January 5, 2008
The Empty Nest
The holidays are over and its time to start a new year. The Christmas lights are down, the decorations are put away, and I'm all alone in the house once again. After spending so much time with the ones I love, its hard to get back into the old routine of day to day living. As a Mother, we love the quiet times that we get to ourselves. It seems when your kids are growing up, those quiet times are few and far between. Then, they get older. You go from midnight feedings to bedtime stories, and before you know it, your giving them curfews to be home when they are out with friends. Where did the time go?
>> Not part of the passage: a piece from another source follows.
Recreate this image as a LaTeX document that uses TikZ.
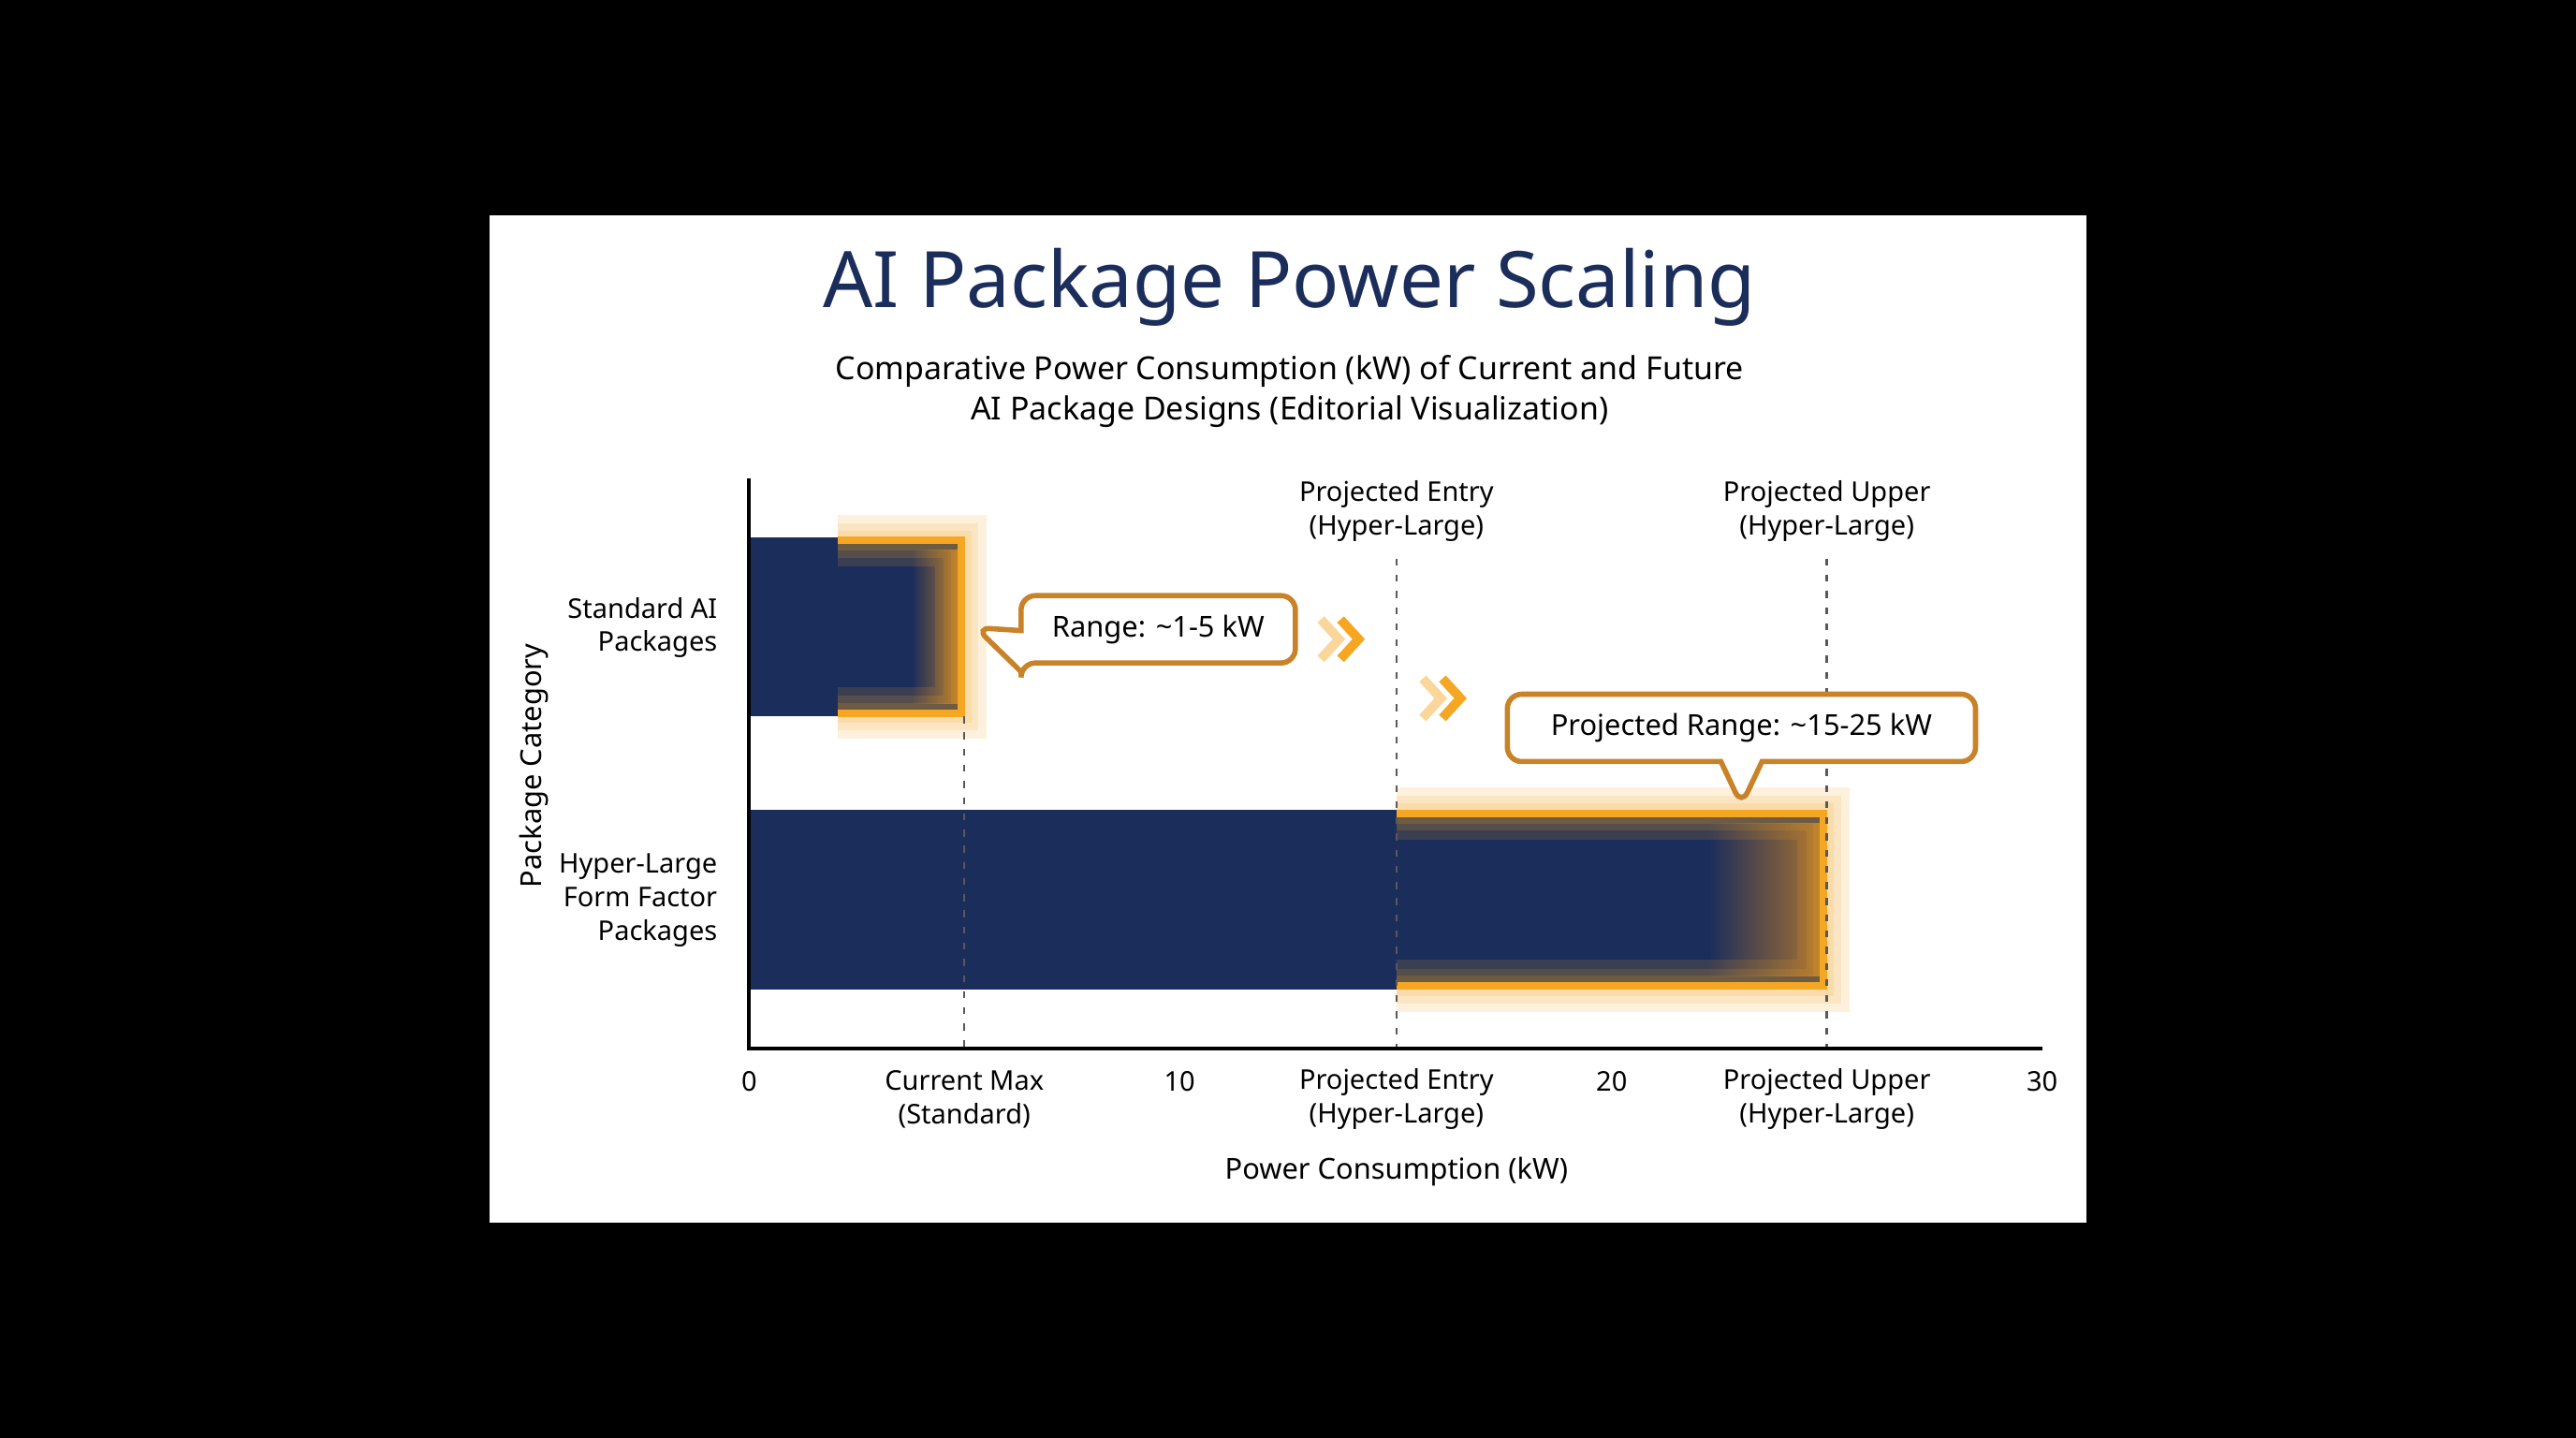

It feels like only yesterday that my kids were crying over scrapped knees, now, my oldest is in the military living on his own and my youngest is a junior in High School. I've been raising kids for so long, I forgot what I was suppose to do now. You get so use to being a Mother that you sometimes loose track of who you are and what makes you happy. As a single mother, I've always had to do double duty, which wasnt easy. Its been a struggle but one that I'm proud to say I survived. I guess its almost time to put one chapter of my life to rest and start another. After spending my 20's and 30's raising kids, I'm really excited to see what my 40's and 50's have in store for me. I'm feeling a little melancholy tonight, it must be the sound of emptiness in my house. Thats OK though, once my teenager is back from his friends house, that silence wont last for long.